One of the cornerstones of Microsoft's revamp of the Windows operating system was building app support into the Windows 8's 'Modern' user interface (previously called 'Metro'). Microsoft believed that these apps, along with the app store, would offer users new and novel ways to interact with their PC, and put the operating system on an equal footing with OS X, Android, and iOS, which also have dedicated app stores. But a report by PC management service provider Soluto suggests that Windows 8 users are shunning these apps.
The report, which is based on data collected from 10,848 Windows 8 machines and 313,142 Modern app launches across 9,634 unique apps, suggests that Windows 8 users are turning to apps, on average, 1.52 times a day. Breaking this down by type indicates that tablet users are the heaviest app users, launching them 2.71 times per day, while touch-screen notebook users launch 47 percent more apps than those on a standard notebook.
Desktop users make the least use of Modern apps.
Soluto crunched the data further, and took a closer look at those who launch fewer than one Modern app a day. Here, the company noticed that a staggering 60 percent of users launch an app less than once a day. Even when it comes to tablet users, the heaviest users of Windows 8 apps according to Soluto, 44 percent of those sometimes go a day without launching an app.
So, it seems that despite being thrown into the Start Screen, Windows 8 users are, on the whole, turning their backs on Modern apps and instead using traditional applications.
Of the apps that users run the most, nine out of 10 of them are made by Microsoft, the only exception being the Netflix app, which takes the #8 spot. This will come as worrying news to third party app developers who were hoping that Microsoft's app store will help them rake in cash.

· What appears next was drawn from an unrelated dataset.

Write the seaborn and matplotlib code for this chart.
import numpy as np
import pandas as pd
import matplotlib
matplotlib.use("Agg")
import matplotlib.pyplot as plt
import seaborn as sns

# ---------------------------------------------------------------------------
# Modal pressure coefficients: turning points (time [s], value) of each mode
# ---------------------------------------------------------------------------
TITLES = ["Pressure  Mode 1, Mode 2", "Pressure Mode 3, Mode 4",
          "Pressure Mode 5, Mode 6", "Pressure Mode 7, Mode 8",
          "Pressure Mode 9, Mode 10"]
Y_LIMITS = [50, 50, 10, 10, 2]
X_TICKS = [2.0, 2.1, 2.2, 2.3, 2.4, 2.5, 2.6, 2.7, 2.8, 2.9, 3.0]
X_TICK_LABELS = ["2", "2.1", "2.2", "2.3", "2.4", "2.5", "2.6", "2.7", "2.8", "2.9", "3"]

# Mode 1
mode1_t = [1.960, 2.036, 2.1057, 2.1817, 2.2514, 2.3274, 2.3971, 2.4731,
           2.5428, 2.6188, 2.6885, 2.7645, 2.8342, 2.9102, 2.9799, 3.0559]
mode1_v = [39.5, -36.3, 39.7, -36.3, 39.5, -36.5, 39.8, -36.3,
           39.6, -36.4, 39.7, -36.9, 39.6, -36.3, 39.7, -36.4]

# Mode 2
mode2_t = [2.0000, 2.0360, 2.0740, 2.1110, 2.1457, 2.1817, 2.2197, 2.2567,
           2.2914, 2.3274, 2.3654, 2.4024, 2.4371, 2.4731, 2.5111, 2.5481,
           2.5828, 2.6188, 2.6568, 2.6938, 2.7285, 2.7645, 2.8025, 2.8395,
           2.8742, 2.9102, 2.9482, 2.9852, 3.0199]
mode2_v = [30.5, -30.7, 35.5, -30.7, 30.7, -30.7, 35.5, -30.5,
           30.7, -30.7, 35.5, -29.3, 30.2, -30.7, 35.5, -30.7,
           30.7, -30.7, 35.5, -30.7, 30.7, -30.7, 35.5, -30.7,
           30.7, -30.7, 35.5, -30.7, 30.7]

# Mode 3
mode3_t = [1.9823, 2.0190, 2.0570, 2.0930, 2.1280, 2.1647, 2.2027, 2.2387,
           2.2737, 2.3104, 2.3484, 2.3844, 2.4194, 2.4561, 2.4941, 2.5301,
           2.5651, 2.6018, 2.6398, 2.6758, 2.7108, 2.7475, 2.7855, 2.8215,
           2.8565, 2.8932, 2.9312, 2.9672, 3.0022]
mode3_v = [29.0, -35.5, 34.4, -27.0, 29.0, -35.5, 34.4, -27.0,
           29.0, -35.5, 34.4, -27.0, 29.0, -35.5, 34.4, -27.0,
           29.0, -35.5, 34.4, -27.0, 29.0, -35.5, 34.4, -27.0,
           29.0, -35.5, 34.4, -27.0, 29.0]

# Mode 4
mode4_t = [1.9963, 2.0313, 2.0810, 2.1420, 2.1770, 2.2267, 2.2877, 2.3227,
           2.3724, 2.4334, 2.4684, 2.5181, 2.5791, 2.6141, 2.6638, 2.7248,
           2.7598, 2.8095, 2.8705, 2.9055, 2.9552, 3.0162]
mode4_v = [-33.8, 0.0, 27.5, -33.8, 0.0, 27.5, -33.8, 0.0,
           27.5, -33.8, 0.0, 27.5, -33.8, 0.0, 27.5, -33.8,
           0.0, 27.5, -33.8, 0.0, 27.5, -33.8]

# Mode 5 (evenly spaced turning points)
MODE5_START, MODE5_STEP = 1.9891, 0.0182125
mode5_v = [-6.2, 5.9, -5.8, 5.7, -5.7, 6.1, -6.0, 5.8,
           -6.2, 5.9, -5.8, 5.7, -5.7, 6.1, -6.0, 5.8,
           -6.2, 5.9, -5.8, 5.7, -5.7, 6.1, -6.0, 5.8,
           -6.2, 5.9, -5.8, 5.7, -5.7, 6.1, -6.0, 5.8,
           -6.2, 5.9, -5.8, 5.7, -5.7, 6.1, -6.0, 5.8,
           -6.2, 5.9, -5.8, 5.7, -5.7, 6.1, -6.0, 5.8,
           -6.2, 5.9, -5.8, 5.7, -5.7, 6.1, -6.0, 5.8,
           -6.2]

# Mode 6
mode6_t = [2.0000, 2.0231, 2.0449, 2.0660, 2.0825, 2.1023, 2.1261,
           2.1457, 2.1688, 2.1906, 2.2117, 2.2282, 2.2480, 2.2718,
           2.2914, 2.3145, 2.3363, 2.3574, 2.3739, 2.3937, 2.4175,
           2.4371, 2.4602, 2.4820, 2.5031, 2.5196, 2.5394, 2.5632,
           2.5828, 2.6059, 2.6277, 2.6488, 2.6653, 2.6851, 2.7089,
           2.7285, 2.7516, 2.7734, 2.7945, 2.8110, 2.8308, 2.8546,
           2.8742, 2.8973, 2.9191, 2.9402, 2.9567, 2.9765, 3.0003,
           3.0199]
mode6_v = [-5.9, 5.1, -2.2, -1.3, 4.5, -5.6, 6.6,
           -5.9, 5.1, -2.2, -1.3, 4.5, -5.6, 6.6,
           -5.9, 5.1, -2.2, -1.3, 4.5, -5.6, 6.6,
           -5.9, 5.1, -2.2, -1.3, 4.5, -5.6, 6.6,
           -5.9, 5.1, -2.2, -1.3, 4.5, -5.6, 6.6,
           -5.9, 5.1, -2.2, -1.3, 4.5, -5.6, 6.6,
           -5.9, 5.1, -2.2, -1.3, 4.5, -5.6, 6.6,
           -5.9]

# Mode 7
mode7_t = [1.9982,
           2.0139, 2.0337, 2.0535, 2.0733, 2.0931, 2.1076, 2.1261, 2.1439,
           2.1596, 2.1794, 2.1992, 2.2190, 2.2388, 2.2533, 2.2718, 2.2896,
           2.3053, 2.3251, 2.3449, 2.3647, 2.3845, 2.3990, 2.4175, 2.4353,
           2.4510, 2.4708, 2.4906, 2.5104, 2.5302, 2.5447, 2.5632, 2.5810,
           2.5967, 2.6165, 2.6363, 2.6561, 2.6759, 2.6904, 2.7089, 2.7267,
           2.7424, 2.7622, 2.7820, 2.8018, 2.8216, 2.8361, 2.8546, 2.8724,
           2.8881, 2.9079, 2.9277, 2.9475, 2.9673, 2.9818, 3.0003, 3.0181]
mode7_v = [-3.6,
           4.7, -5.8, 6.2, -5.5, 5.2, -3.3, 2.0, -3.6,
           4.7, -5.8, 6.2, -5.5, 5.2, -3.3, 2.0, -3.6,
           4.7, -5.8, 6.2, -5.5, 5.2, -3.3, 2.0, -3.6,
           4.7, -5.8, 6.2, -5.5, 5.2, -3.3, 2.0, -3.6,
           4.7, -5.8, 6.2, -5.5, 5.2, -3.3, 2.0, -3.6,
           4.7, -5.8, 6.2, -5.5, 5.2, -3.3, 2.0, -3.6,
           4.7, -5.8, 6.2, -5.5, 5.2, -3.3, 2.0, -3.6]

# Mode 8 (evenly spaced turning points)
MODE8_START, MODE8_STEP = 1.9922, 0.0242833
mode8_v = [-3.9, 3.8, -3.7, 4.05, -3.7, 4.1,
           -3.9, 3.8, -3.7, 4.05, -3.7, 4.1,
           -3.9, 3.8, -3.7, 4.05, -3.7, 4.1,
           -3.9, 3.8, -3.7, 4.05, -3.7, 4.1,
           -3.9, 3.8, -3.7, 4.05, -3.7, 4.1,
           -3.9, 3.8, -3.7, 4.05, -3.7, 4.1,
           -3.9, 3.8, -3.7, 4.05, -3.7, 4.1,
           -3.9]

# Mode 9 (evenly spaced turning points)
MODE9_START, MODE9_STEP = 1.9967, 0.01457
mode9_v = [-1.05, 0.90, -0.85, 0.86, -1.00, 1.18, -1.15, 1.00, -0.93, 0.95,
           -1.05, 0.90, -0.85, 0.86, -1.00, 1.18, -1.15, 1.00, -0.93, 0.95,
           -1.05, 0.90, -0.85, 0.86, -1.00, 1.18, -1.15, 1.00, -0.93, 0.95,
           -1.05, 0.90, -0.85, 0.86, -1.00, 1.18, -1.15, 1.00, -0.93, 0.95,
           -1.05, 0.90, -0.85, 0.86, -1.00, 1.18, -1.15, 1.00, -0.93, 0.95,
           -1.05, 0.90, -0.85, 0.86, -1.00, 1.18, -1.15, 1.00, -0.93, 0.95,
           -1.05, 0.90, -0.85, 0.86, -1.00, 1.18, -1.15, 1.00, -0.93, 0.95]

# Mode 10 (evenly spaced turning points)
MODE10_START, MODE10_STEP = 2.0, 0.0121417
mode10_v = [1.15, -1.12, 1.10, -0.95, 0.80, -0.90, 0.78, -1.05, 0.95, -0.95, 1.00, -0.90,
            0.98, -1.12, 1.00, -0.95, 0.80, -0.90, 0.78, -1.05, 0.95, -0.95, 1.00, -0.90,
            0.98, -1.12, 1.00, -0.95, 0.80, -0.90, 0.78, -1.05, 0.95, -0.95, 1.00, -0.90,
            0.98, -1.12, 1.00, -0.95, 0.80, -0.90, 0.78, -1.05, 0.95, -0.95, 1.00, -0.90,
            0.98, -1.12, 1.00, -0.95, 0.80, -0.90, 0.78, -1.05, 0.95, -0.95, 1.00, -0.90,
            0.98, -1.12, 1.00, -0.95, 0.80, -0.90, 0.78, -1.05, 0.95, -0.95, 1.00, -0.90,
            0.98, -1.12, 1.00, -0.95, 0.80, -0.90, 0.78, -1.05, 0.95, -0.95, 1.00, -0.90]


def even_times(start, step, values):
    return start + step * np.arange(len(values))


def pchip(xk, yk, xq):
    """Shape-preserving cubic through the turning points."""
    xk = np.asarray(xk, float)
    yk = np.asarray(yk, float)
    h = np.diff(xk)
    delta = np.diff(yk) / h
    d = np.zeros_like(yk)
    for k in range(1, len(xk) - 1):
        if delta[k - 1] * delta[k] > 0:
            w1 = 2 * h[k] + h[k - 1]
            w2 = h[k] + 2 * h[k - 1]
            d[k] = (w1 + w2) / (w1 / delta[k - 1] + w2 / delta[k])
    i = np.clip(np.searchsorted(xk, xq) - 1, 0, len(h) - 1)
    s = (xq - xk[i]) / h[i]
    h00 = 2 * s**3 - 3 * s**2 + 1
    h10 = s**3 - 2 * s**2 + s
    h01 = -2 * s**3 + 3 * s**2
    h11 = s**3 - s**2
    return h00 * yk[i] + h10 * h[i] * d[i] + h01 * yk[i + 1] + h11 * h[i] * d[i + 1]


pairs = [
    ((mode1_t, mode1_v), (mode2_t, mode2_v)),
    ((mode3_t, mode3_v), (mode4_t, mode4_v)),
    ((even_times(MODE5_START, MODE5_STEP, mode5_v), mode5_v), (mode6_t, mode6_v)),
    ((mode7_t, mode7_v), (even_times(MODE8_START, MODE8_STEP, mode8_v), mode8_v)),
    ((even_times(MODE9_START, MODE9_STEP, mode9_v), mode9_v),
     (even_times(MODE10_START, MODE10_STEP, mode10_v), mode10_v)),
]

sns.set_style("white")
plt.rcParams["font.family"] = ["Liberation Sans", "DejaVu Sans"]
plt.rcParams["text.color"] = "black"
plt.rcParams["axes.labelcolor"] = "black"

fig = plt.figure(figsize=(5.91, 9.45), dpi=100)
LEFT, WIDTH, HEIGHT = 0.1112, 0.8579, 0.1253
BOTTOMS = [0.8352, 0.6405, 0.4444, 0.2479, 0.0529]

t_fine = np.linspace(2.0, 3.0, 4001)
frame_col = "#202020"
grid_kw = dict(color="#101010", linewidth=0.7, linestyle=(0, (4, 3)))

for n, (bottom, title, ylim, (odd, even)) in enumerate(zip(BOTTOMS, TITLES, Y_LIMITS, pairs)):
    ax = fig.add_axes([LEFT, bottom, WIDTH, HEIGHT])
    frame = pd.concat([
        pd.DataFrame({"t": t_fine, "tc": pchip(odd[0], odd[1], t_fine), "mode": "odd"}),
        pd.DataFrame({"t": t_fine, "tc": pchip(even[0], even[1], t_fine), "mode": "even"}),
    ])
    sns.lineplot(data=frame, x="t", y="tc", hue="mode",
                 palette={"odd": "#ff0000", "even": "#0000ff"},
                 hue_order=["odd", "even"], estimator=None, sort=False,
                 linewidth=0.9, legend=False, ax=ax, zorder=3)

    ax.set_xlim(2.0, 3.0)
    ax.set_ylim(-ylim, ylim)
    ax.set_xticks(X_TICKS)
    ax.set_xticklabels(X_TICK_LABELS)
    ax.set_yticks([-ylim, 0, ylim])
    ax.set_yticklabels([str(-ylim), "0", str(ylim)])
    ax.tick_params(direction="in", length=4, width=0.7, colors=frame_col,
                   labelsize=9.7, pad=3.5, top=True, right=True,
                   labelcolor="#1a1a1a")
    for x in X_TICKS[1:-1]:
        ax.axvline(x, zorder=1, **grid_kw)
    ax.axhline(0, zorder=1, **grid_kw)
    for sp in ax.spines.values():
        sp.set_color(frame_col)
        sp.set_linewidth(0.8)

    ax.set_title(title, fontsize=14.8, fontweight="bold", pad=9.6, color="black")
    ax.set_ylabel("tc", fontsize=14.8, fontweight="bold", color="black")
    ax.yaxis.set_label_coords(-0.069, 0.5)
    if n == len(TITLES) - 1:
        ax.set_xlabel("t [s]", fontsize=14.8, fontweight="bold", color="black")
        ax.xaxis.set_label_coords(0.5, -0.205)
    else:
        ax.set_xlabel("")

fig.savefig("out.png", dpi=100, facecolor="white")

Things are a little better when it comes to the most engaging apps. While the list continues to be dominated by Microsoft apps, we also see apps from Yahoo! and a number of game developers. At the top of the list is the Yahoo! Mail app, and in the #2 and #3 spots are two social networking apps made by Asus.
As someone who has been using Windows 8 for a long time (going back to when early builds were being leaked onto the web), I have to admit that I have mixed feelings about Modern apps. While the idea is sound, and they make sense on Windows RT tablets which can't run standard x86 apps, on desktop and notebook systems they feel very limited in what they can do. Primarily this comes down to the fact that Modern apps are forced to run in full-screen mode, which limits their use. Another problem I find is that Modern apps put style over function, and the density of the data being display on-screen is low.
Even in a content consumption scenario, you have to devote your entire system to one app, rather than being able to tile applications and multitask. Even simple tasks such as copying and pasting data — such as a password — from one app to another is extremely tedious.
Why bother running a Windows machine if I'm limited to one app like I am on an iPad? The biggest advantage of Windows over iOS is that it offers a powerful, functionality-rich platform. Modern apps hobble Windows, and essentially make it pointless to run Windows in the first place.